Showing posts with label music. Show all posts
Showing posts with label music. Show all posts

Saturday, 15 January 2011

Music unforgotten


Listeners to Radio Three had a treat over Christmas. The BBC devoted twelve solid days and nights to playing everything composed by Mozart. What struck me is how, where Beethoven comes over as emotional, heroic and tragic, and Bach as mathematical, angelical and lyrical, Mozart often seems simply “playful”. But this may be connected with the reason his music is so profound. It resembles nature, in the sense of natura naturans (“nature naturing”, or doing what nature does). In nature, creative freedom always manifests a law – but the deepest law of all is the pure ebullient spontaneity of the Good.

John Tavener said of Mozart (in the programme notes for Kaleidoscopes in 2005):

I have always regarded Mozart as the most sacred and also the most inexplicable of all composers. Sacred, because more than any other composer that I know, he celebrates the act of Being; inexplicable, because the music contains a rapturous beauty and a childlike wonder that can only be compared to Hindu and Persian miniatures, or Coptic ikons.

In an essay in the Winter 2006 issue of Communio, Fr Jonah Lynch sees in Mozart a kind of Catholic balance that reflects the paradox of the Incarnation:

Mozart’s melodies carry something of the birth of an infant God, the remarkable union of opposite absolutes, total simplicity and infinite depth. Only here is the completely free and ever-surprising united to formal structural perfection.

The work of Mozart and the other great composers echoes the “unforgotten music” that we carry in our bones. It opens our senses, so that we feel the air of Paradise – what Josef Pieper in Only the Lover Sings calls the “paradise of uncorrupted spiritual forms” – and notice the fragrance that still clings to our coats of skin.
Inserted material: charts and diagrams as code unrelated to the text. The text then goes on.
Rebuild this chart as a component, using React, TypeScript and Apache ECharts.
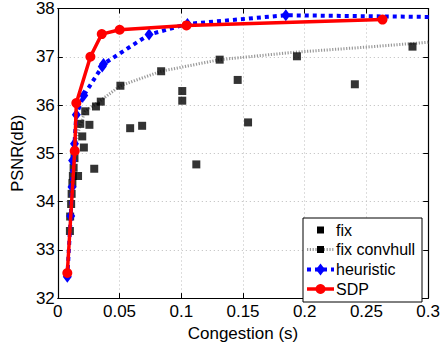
import React, { useEffect, useRef } from "react";
import * as echarts from "echarts";

const fixX = [0.0098, 0.0100, 0.0108, 0.0112, 0.0118, 0.0122, 0.0128, 0.0135, 0.0164, 0.0182, 0.0198, 0.0211, 0.0222, 0.0256, 0.0295, 0.0309, 0.0348, 0.0507, 0.0586, 0.0683, 0.0837, 0.1008, 0.1008, 0.1122, 0.1311, 0.1457, 0.1541, 0.1937, 0.2406, 0.2873];
const fixY = [33.39, 33.69, 33.95, 34.16, 34.38, 34.53, 34.7, 34.9, 34.53, 35.61, 35.35, 35.12, 35.87, 35.59, 34.68, 35.97, 36.07, 36.40, 35.52, 35.57, 36.70, 36.29, 36.09, 34.77, 36.94, 36.52, 35.64, 37.01, 36.43, 37.21];

const hullX = [0.0098, 0.0115, 0.0135, 0.016, 0.022, 0.035, 0.0507, 0.0837, 0.1311, 0.19, 0.25, 0.3];
const hullY = [33.39, 34.2, 34.85, 35.4, 35.87, 36.1, 36.40, 36.70, 36.94, 37.09, 37.2, 37.3];

const heurX = [0.0077, 0.0105, 0.0115, 0.012, 0.0135, 0.015, 0.021, 0.036, 0.037, 0.0739, 0.105, 0.1847, 0.35];
const heurY = [32.44, 33.7, 34.3, 34.85, 35.2, 35.8, 36.2, 36.8, 36.85, 37.46, 37.68, 37.86, 37.81];

const sdpX = [0.0077, 0.0137, 0.015, 0.0264, 0.0356, 0.0501, 0.1042, 0.263];
const sdpY = [32.52, 35.05, 36.04, 37.0, 37.47, 37.56, 37.65, 37.77];

const xTicks = ["0", "0.05", "0.1", "0.15", "0.2", "0.25", "0.3"];
const legendNames = ["fix", "fix convhull", "heuristic", "SDP"];

const FONT = "Liberation Sans";

export default function App() {
  const ref = useRef<HTMLDivElement>(null);
  useEffect(() => {
    const chart = echarts.init(ref.current!, null, { renderer: "svg" });
    const pair = (xs: number[], ys: number[]) => xs.map((x, i) => [x, ys[i]]);
    const gridLine = { show: true, lineStyle: { color: "#bbb", type: [1, 3] as any, width: 1 } };

    // manual legend (MATLAB style)
    const lx = 303, ly = 218, lw = 119, lh = 84;
    const rowY = [230, 249.5, 269.5, 289];
    const x1 = 307, x2 = 334, xm = 320.5, tx = 336;
    const lg: any[] = [
      { type: "rect", shape: { x: lx, y: ly, width: lw, height: lh }, style: { fill: "#fff", stroke: "#000", lineWidth: 1 }, z: 10 },
      { type: "rect", shape: { x: xm - 3.5, y: rowY[0] - 3.5, width: 7, height: 7 }, style: { fill: "#000" }, z: 11 },
      { type: "line", shape: { x1, y1: rowY[1], x2, y2: rowY[1] }, style: { stroke: "#999", lineWidth: 3, lineDash: [1.2, 1.6] }, z: 11 },
      { type: "rect", shape: { x: xm - 3.5, y: rowY[1] - 3.5, width: 7, height: 7 }, style: { fill: "#000" }, z: 12 },
      { type: "line", shape: { x1, y1: rowY[2], x2, y2: rowY[2] }, style: { stroke: "#0000ff", lineWidth: 4, lineDash: [4, 4] }, z: 11 },
      { type: "polygon", shape: { points: [[xm, rowY[2] - 6], [xm + 4.5, rowY[2]], [xm, rowY[2] + 6], [xm - 4.5, rowY[2]]] }, style: { fill: "#0000ff" }, z: 12 },
      { type: "line", shape: { x1, y1: rowY[3], x2, y2: rowY[3] }, style: { stroke: "#ff0000", lineWidth: 3.5 }, z: 11 },
      { type: "circle", shape: { cx: xm, cy: rowY[3], r: 5 }, style: { fill: "#ff0000" }, z: 12 },
    ];
    const titles = legendNames.map((n, i) => ({
      text: n, left: tx, top: rowY[i] - 10, padding: 0, z: 20,
      textStyle: { fontSize: 16, fontWeight: "normal", fontFamily: FONT, color: "#000", lineHeight: 20 },
    }));

    chart.setOption({
      animation: false,
      backgroundColor: "#fff",
      textStyle: { fontFamily: FONT },
      grid: { left: 51, right: 13, top: 8, bottom: 40 },
      graphic: lg,
      title: titles,
      xAxis: [
        {
          type: "value", min: 0, max: 0.3, interval: 0.05,
          name: "Congestion (s)", nameLocation: "middle", nameGap: 21,
          nameTextStyle: { fontSize: 17, color: "#000", fontFamily: FONT },
          axisLine: { show: true, onZero: false, lineStyle: { color: "#000", width: 1.2 } },
          axisTick: { show: true, inside: true, length: 5, lineStyle: { color: "#000" } },
          axisLabel: { fontSize: 17, color: "#000", margin: 5, fontFamily: FONT, formatter: (v: number) => xTicks[Math.round(v / 0.05)] ?? "" },
          splitLine: gridLine,
        },
        {
          type: "value", min: 0, max: 0.3, interval: 0.05, position: "top",
          axisLine: { show: true, onZero: false, lineStyle: { color: "#000", width: 1.2 } },
          axisTick: { show: true, inside: true, length: 5, lineStyle: { color: "#000" } },
          axisLabel: { show: false }, splitLine: { show: false },
        },
      ],
      yAxis: [
        {
          type: "value", min: 32, max: 38, interval: 1,
          name: "PSNR(dB)", nameLocation: "middle", nameGap: 28,
          nameTextStyle: { fontSize: 16.5, color: "#000", fontFamily: FONT },
          axisLine: { show: true, onZero: false, lineStyle: { color: "#000", width: 1.2 } },
          axisTick: { show: true, inside: true, length: 5, lineStyle: { color: "#000" } },
          axisLabel: { fontSize: 17, color: "#000", margin: 3, fontFamily: FONT },
          splitLine: gridLine,
        },
        {
          type: "value", min: 32, max: 38, interval: 1, position: "right",
          axisLine: { show: true, onZero: false, lineStyle: { color: "#000", width: 1.2 } },
          axisTick: { show: true, inside: true, length: 5, lineStyle: { color: "#000" } },
          axisLabel: { show: false }, splitLine: { show: false },
        },
      ],
      series: [
        {
          name: "fix convhull", type: "line", data: pair(hullX, hullY),
          symbol: "none",
          lineStyle: { color: "#999", width: 3, type: [1.2, 1.6] as any },
          clip: true, z: 2,
        },
        {
          name: "fix", type: "scatter", data: pair(fixX, fixY),
          symbol: "rect", symbolSize: 8, itemStyle: { color: "#000" }, z: 3,
        },
        {
          name: "heuristic", type: "line", data: pair(heurX, heurY),
          symbol: "diamond", symbolSize: [9, 12], itemStyle: { color: "#0000ff" },
          lineStyle: { color: "#0000ff", width: 4, type: [4, 4] as any },
          clip: true, z: 4,
        },
        {
          name: "SDP", type: "line", data: pair(sdpX, sdpY),
          symbol: "circle", symbolSize: 10, itemStyle: { color: "#ff0000" },
          lineStyle: { color: "#ff0000", width: 3.5 },
          clip: true, z: 5,
        },
      ],
    });
    return () => chart.dispose();
  }, []);
  return <div ref={ref} style={{ width: 443, height: 347, position: "absolute", left: 0, top: 0 }} />;
}
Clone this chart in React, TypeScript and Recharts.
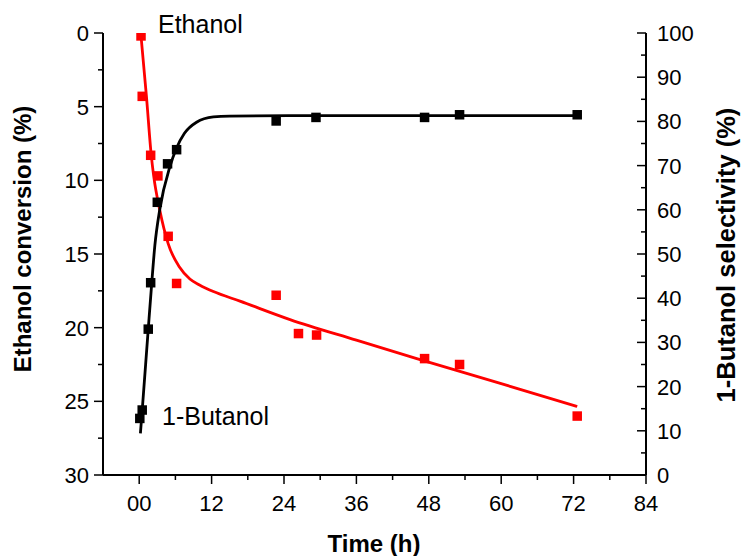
import { ComposedChart, XAxis, YAxis, Line, Scatter, Customized } from 'recharts'

const FONT = "Arial, 'Liberation Sans', sans-serif"

// measured points
const ethanolHours = [0.3, 0.5, 1.9, 3.1, 4.8, 6.2, 22.7, 26.4, 29.4, 47.3, 53.1, 72.6]
const ethanolConversion = [0.2, 4.3, 8.3, 9.7, 13.8, 17.0, 17.8, 20.4, 20.5, 22.1, 22.5, 26.0]
const butanolHours = [0.1, 0.5, 1.5, 1.9, 3.0, 4.7, 6.2, 22.7, 29.3, 47.3, 53.1, 72.6]
const butanolSelectivity = [12.8, 14.7, 33.0, 43.5, 61.7, 70.4, 73.6, 80.1, 80.9, 80.9, 81.5, 81.5]

// fitted curves
const ethanolFitHours = [0.3, 1.2, 2.0, 2.4, 3.4, 4.8, 6.7, 8.4, 10, 12.3, 16.7, 25, 36, 46, 60, 72.6]
const ethanolFitConversion = [0.2, 4.3, 8.3, 9.7, 12.0, 14.3, 15.9, 16.7, 17.1, 17.55, 18.2, 19.45, 20.85, 22.1, 23.8, 25.35]
const butanolFitHours = [0.2, 0.5, 1.5, 2.0, 2.6, 3.4, 5.1, 6.2, 7.5, 9.5, 12.3, 15, 24.8, 72.6]
const butanolFitSelectivity = [9.4, 14.7, 33, 42, 52, 60, 69.8, 74.0, 77.3, 79.8, 81.0, 81.2, 81.3, 81.3]

const timeTicks = [0, 6, 12, 18, 24, 30, 36, 42, 48, 54, 60, 66, 72, 78, 84]
const conversionTicks = [0, 2.5, 5, 7.5, 10, 12.5, 15, 17.5, 20, 22.5, 25, 27.5, 30]
const selectivityTicks = [0, 5, 10, 15, 20, 25, 30, 35, 40, 45, 50, 55, 60, 65, 70, 75, 80, 85, 90, 95, 100]

const zip = (xs: number[], ys: number[]) => xs.map((t, i) => ({ t, y: ys[i] }))

const ethanolPts = zip(ethanolHours, ethanolConversion)
const butanolPts = zip(butanolHours, butanolSelectivity)
const ethanolFit = zip(ethanolFitHours, ethanolFitConversion)
const butanolFit = zip(butanolFitHours, butanolFitSelectivity)

const Square = (props: any) => {
  const { cx, cy, fill } = props
  if (cx == null || cy == null) return null
  return <rect x={cx - 4.75} y={cy - 4.75} width={9.5} height={9.5} fill={fill} />
}

const XTick = ({ x, y, payload }: any) => {
  const major = payload.value % 12 === 0
  return (
    <g>
      <line x1={x} x2={x} y1={y} y2={y + (major ? 9 : 5)} stroke="#000" strokeWidth={1.5} />
      {major && (
        <text x={x} y={y + 36} textAnchor="middle" fontSize={22} fontFamily={FONT} fill="#000">
          {String(payload.value).padStart(2, '0')}
        </text>
      )}
    </g>
  )
}

const LeftTick = ({ x, y, payload }: any) => {
  const major = payload.value % 5 === 0
  return (
    <g>
      <line x1={x - (major ? 9 : 5)} x2={x} y1={y} y2={y} stroke="#000" strokeWidth={1.5} />
      {major && (
        <text x={x - 14} y={y + 8} textAnchor="end" fontSize={22} fontFamily={FONT} fill="#000">
          {payload.value}
        </text>
      )}
    </g>
  )
}

const RightTick = ({ x, y, payload }: any) => {
  const major = payload.value % 10 === 0
  return (
    <g>
      <line x1={x - (major ? 9 : 5)} x2={x} y1={y} y2={y} stroke="#000" strokeWidth={1.5} />
      {major && (
        <text x={x + 11} y={y + 8} textAnchor="start" fontSize={22} fontFamily={FONT} fill="#000">
          {payload.value}
        </text>
      )}
    </g>
  )
}

const Texts = () => (
  <g fontFamily={FONT} fill="#000">
    <text x={158} y={33} fontSize={25}>Ethanol</text>
    <text x={162} y={425} fontSize={25}>1-Butanol</text>
    <text x={374} y={552} fontSize={24} fontWeight="bold" textAnchor="middle">Time (h)</text>
    <text x={31} y={239} fontSize={24} fontWeight="bold" textAnchor="middle" transform="rotate(-90, 31, 239)">
      Ethanol conversion (%)
    </text>
    <text x={735} y={255} fontSize={25.5} fontWeight="bold" textAnchor="middle" transform="rotate(-90, 735, 255)">
      1-Butanol selectivity (%)
    </text>
  </g>
)

export default function App() {
  const axisLine = { stroke: '#000', strokeWidth: 2 }
  return (
    <div style={{ position: 'absolute', left: 0, top: 0, width: 744, height: 556, background: '#fff' }}>
      <ComposedChart width={744} height={556} margin={{ top: 33, right: 0, bottom: 0, left: 0 }}>
        <XAxis
          type="number"
          dataKey="t"
          domain={[-6, 84]}
          ticks={timeTicks}
          interval={0}
          allowDataOverflow
          height={81}
          tickSize={0}
          tickMargin={0}
          tickLine={false}
          axisLine={axisLine}
          tick={XTick}
        />
        <YAxis
          yAxisId="conv"
          orientation="left"
          reversed
          type="number"
          domain={[0, 30]}
          ticks={conversionTicks}
          interval={0}
          allowDataOverflow
          width={103}
          tickSize={0}
          tickMargin={0}
          tickLine={false}
          axisLine={axisLine}
          tick={LeftTick}
        />
        <YAxis
          yAxisId="sel"
          orientation="right"
          type="number"
          domain={[0, 100]}
          ticks={selectivityTicks}
          interval={0}
          allowDataOverflow
          width={98}
          tickSize={0}
          tickMargin={0}
          tickLine={false}
          axisLine={axisLine}
          tick={RightTick}
        />
        <Line
          yAxisId="conv"
          data={ethanolFit}
          dataKey="y"
          type="monotone"
          stroke="#ff0000"
          strokeWidth={2.8}
          dot={false}
          activeDot={false}
          isAnimationActive={false}
        />
        <Line
          yAxisId="sel"
          data={butanolFit}
          dataKey="y"
          type="monotone"
          stroke="#000"
          strokeWidth={2.8}
          dot={false}
          activeDot={false}
          isAnimationActive={false}
        />
        <Scatter yAxisId="conv" data={ethanolPts} dataKey="y" fill="#ff0000" shape={Square} isAnimationActive={false} />
        <Scatter yAxisId="sel" data={butanolPts} dataKey="y" fill="#000" shape={Square} isAnimationActive={false} />
        <Customized component={Texts} />
      </ComposedChart>
    </div>
  )
}
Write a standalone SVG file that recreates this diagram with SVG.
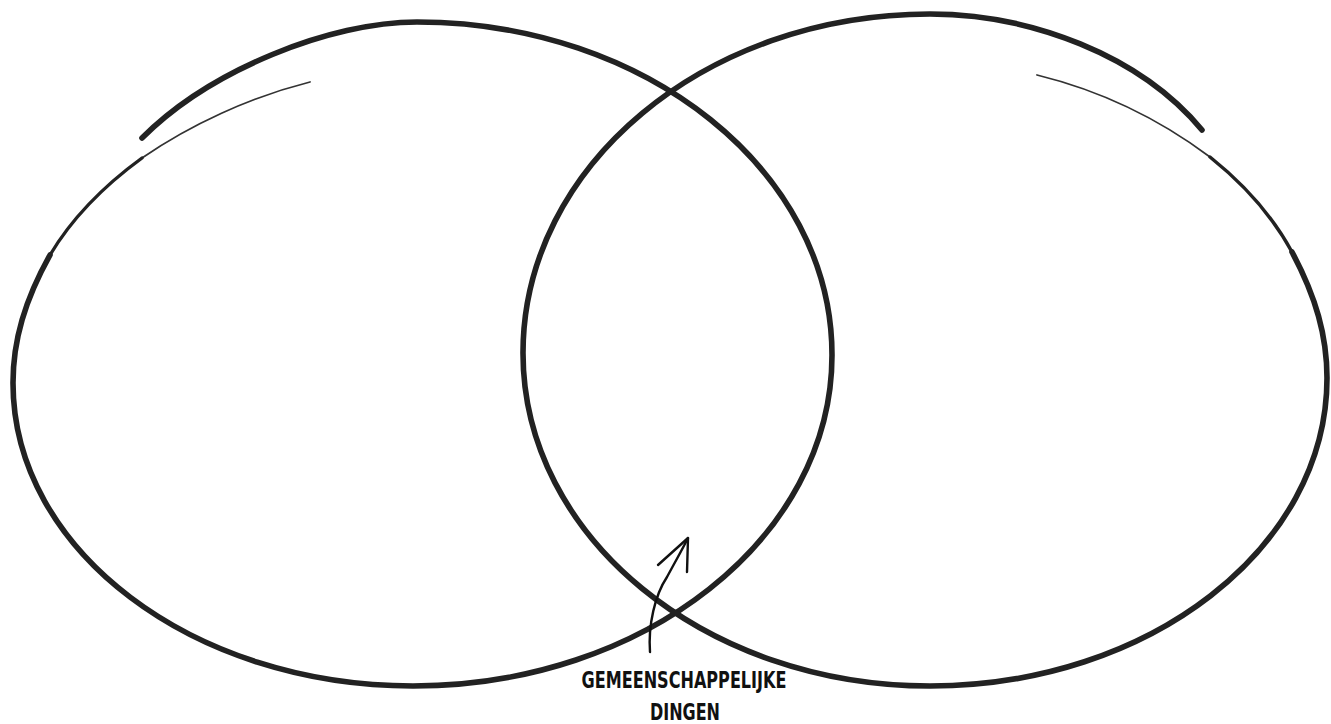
<svg xmlns="http://www.w3.org/2000/svg" width="1331" height="724" viewBox="0 0 1331 724">
<style>
.ink{fill:none;stroke:#222;stroke-linecap:round;stroke-linejoin:round}
.main{stroke-width:5.6}
.thin{stroke-width:1.8;stroke:#333}
.semi{stroke-width:3.4}
.arrow{fill:none;stroke:#111;stroke-width:2.4;stroke-linecap:round;stroke-linejoin:round}
.label{font-family:"DejaVu Sans Condensed","Liberation Sans Narrow","Liberation Sans",sans-serif;font-size:23px;font-weight:bold;fill:#111;text-anchor:middle;font-stretch:condensed}
</style>
<rect width="1331" height="724" fill="#fff"/>
<g id="left-set">
  <path class="ink thin" d="M310,82 C250,97 190,125 142,158"/>
  <path class="ink semi" d="M142,158 C105,185 72,218 50,255"/>
  <path class="ink main" d="M50,255 C25,300 13,340 13,383 C13,550 192,686 413,686 C644,686 832,538 832,355 C832,171 646,22 417,22 C330,22 210,70 142,138"/>
</g>
<g id="right-set">
  <path class="ink thin" d="M1037,75 C1090,88 1150,112 1210,157"/>
  <path class="ink semi" d="M1210,157 C1245,185 1272,215 1292,252"/>
  <path class="ink main" d="M1292,252 C1316,297 1327,336 1327,378 C1327,548 1149,686 930,686 C705,686 523,537 523,353 C523,166 705,14 930,14 C1030,14 1140,55 1202,130"/>
</g>
<g id="connectors">
  <path class="arrow" d="M650,652 C648,625 655,595 667,577 C675,562 682,550 688,538"/>
  <path class="arrow" d="M658,565 L688,538 L687,572"/>
</g>
<g id="label">
  <text class="label" x="684" y="688" textLength="205" lengthAdjust="spacingAndGlyphs">GEMEENSCHAPPELIJKE</text>
  <text class="label" x="685" y="720" textLength="70" lengthAdjust="spacingAndGlyphs">DINGEN</text>
</g>
</svg>
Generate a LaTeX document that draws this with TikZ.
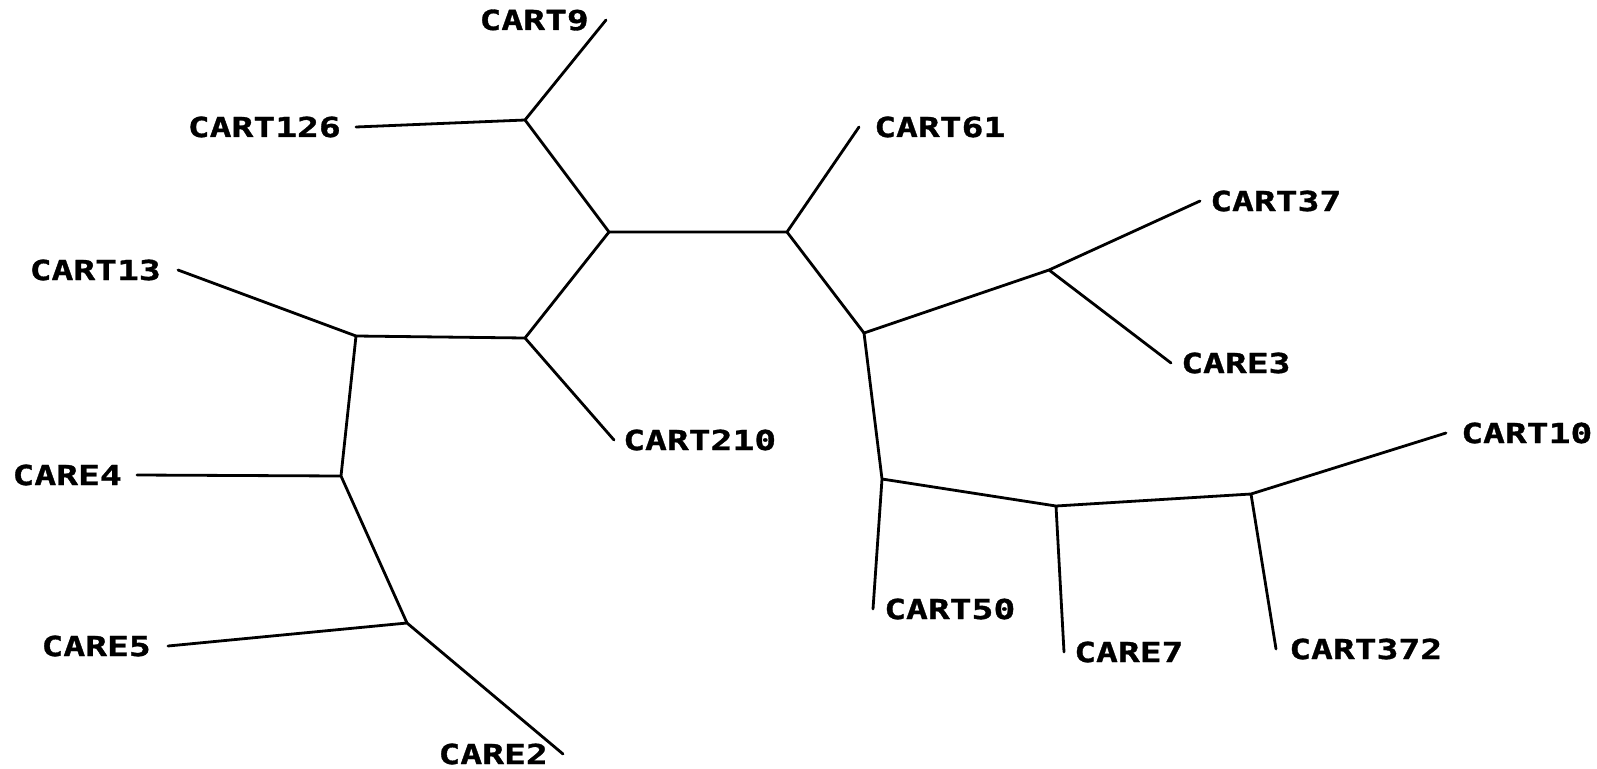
\documentclass[tikz,border=0pt]{standalone}
\usepackage{fontspec}
\newfontfamily\leaffont[FakeStretch=1.32, BoldFeatures={FakeBold=1.2}]{DejaVu Sans Mono}
\usetikzlibrary{positioning}

\begin{document}
\begin{tikzpicture}[x=1pt, y=-1pt, line join=round, line cap=round,
    branch/.style={line width=2.8pt},
    taxon/.style={inner sep=0pt, font={\leaffont\fontsize{27.5}{30}\bfseries\selectfont}}]
      \useasboundingbox (0,0) rectangle (1597,768);
      \def\g{15pt}

      % inner nodes of the tree
      \coordinate (J1) at (525,120);
      \coordinate (J2) at (609,232);
      \coordinate (J3) at (787,232);
      \coordinate (J4) at (864,333);
      \coordinate (J5) at (1049,270);
      \coordinate (J6) at (882,479);
      \coordinate (J7) at (1056,506);
      \coordinate (J8) at (1251,494);
      \coordinate (J9) at (356,336);
      \coordinate (J10) at (525,338);
      \coordinate (J11) at (341,476);
      \coordinate (J12) at (407,623);

      % leaf ends
      \coordinate (T9) at (606,20);
      \coordinate (T126) at (356,127);
      \coordinate (T61) at (859,127);
      \coordinate (T37) at (1200,201);
      \coordinate (E3) at (1171,363);
      \coordinate (T10) at (1446,433);
      \coordinate (T50) at (873,609);
      \coordinate (E7) at (1064,652);
      \coordinate (T372) at (1276,649);
      \coordinate (T210) at (614,440);
      \coordinate (T13) at (178,270);
      \coordinate (E4) at (137,475);
      \coordinate (E5) at (168,646);
      \coordinate (E2) at (563,754);

      % labels
      \node[taxon, left=17pt of T9] (cart9) {CART9};
      \node[taxon, left=\g of T126] (cart126) {CART126};
      \node[taxon, right=\g of T61] (cart61) {CART61};
      \node[taxon, right=10pt of T37] (cart37) {CART37};
      \node[taxon, right=10pt of E3] (care3) {CARE3};
      \node[taxon, right=\g of T10] (cart10) {CART10};
      \node[taxon, right=11pt of T50] (cart50) {CART50};
      \node[taxon, right=10pt of E7] (care7) {CARE7};
      \node[taxon, right=13pt of T372] (cart372) {CART372};
      \node[taxon, right=9pt of T210] (cart210) {CART210};
      \node[taxon, left=17pt of T13] (cart13) {CART13};
      \node[taxon, left=\g of E4] (care4) {CARE4};
      \node[taxon, left=17pt of E5] (care5) {CARE5};
      \node[taxon, left=\g of E2] (care2) {CARE2};

      % branches
      \draw[branch] (T9)--(J1)--(T126);
      \draw[branch] (J1)--(J2)--(J3)--(T61);
      \draw[branch] (J3)--(J4)--(J5)--(T37) (J5)--(E3);
      \draw[branch] (J4)--(J6)--(T50) (J6)--(J7)--(E7) (J7)--(J8)--(T372) (J8)--(T10);
      \draw[branch] (J2)--(J10)--(T210) (J10)--(J9)--(T13);
      \draw[branch] (J9)--(J11)--(E4) (J11)--(J12)--(E5) (J12)--(E2);
\end{tikzpicture}
\end{document}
Perhaps it is not too much to suggest that when we hear this music, even if like the Good Thief we are still hanging on the cross, we become more conscious of the possibility of grace.

Wednesday, 10 November 2010

In space no one can hear you sing...

The old idea of the "music of the spheres" seems to be coming back into fashion. Astronomers at the University of Sheffield have managed to record for the first time the "eerie musical harmonies" produced by the magnetic field in the outer atmosphere of the sun. They found that huge magnetic loops coiling away from the outer layer of the sun's atmosphere, known as coronal loops, vibrate like strings on a musical instrument.

Other astronomers have done the same for a much more distant and larger star, KIC 11026764, nicknamed Gemma, about 3,100 trillion miles away from the Earth. "Essentially stars resonate like a huge musical instrument," said Dr Bill Chaplin. "Stars make sounds naturally but we can't hear this as it is has to travel through space. Like a musical instrument, stars are not uniformly solid all the way to their core, so the sound gets trapped inside the outer layers and oscillates around inside. This makes the star vibrate causing it to expand and contract. We can detect this visually because the star gets brighter and dimmer and so we can reconstruct the sounds produced from these vibrations."

The scientists at the Large Hadron Collider (where high-energy collisions of subatomic particles result in temperatures of ten trillion degrees) have also turned their readings of the energies released by particle collisions into sound, and are planning to stage a concert of the resulting music.

All of this is very reminiscent of Pythagoras and the search for cosmic harmonies that started off the history of science in the first place. But silence is coming back into fashion too. A successful film (Into Great Silence) and TV series (The Big Silence) have transfixed viewers with the deep, meditative silence of prayer. A record featuring two minutes of complete silence is tipped to rise to the top of the music charts this weekend, for Remembrance Sunday. The director general of the Royal British Legion said "we felt the UK public would recognise the poignancy of silence and its clear association with remembrance." In his recent exhortation, Verbum Domini, the Pope emphasizes the important role of silence in the Liturgy. "The word, in fact, can only be spoken and heard in silence, outward and inward." Thus people must be "educated in the value of silence."  "Rediscovering the centrality of God’s word in the life of the Church also means rediscovering a sense of recollection and inner repose.... Only in silence can the word of God find a home in us, as it did in Mary, woman of the word and, inseparably, woman of silence."

The silence of space is due to the fact that sound cannot travel through a vacuum. But sound is just a particular vibration, and the whole universe is made of vibrations of various sorts, so the music of creation is everywhere. Composers and musicians simply "tune in" to some deep harmonies in nature and filter out the dissonance. That seems to be the message of a sweet modern fairy-tale of a movie, August Rush, mentioned in the sidebar. But everything takes place against a background of silence, which - a bit like the "vacuum" of space - is anything but empty, but rather full of potential energy. By listening to silence we still the unnecessary turmoil of our minds and hearts, allowing the meaning of creation to sound forth.